Every year the IBC Future Zone brings together the very latest ideas, innovations and concept technologies from international industry and academia, and showcases them in a single specially curated exhibition area within the IBC Exhibition. This year, the focus is on showing how new technologies grow from their first inception, progress through research and development projects, to mature into the ground-breaking applications and product standards of the future. I hope that we will have the opportunity to see the Fraunhofer Institute demonstrating their next generation audio format MPEG-H, which they hope might just become the new de facto standard for broadcasters and the creators of virtual reality experiences. MPEG-H allows content creators to create true surround-sound audio experiences as it effectively has no limit to the number of audio sources it can replicate and can even emulate sound in a 3D space by imitating both vertical and horizontal sources. In addition, it can apply audio to individual objects in virtual environments, a significant boon to creators of VR content. Virtual objects can each be assigned a location and the sound emitting from them changes depending on whether they are behind, in front, or to the side of the user. The experience even works while using a normal pair of stereo headphones.

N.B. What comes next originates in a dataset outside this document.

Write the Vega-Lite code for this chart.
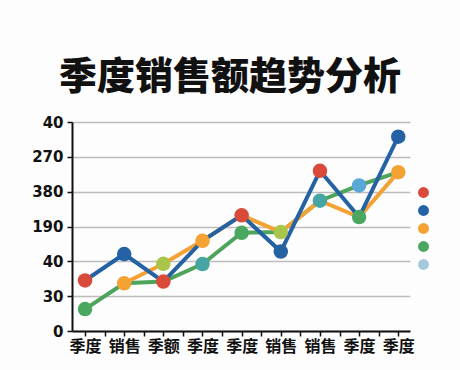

The IBC Future Zone wouldn’t be the same without contribution from NHK, the sole public broadcaster in Japan that has been leading the development of broadcasting technologies for years now. Their stand will showcase the latest 8K technologies, efficient programme production using AI, and the evolution of their bespoke platform integrating broadcasting with the internet. Not to be missed for anything, NHK always deliver technology ideas that make the whole broadcast world think. Not far away from the Future Zone is the IBC Launch Pad which is located in Hall 9. It’s is the place to go to see the latest innovations from IBC’s newest exhibitors. Now a firmly established IBC feature area, the IBC Launch Pad offers the chance to network with emerging companies and witness their ground-breaking technology first-hand.

As always, there is much anticipation as to what’s going to be new at IBC. It’s too soon to speculate on what equipment and gear might be launched or highlighted but If you do the numbers, according to the organisers, over 57 000 people from 170 countries are going to gather in 1 city to listen to 400 speakers and visit 1 700 exhibitors across five busy days to debate and shape the future of the broadcast and entertainment industries, and witness the latest and most innovative technology advances. Amsterdam, 13 to 17 September must therefore be the number one place to visit in 2018.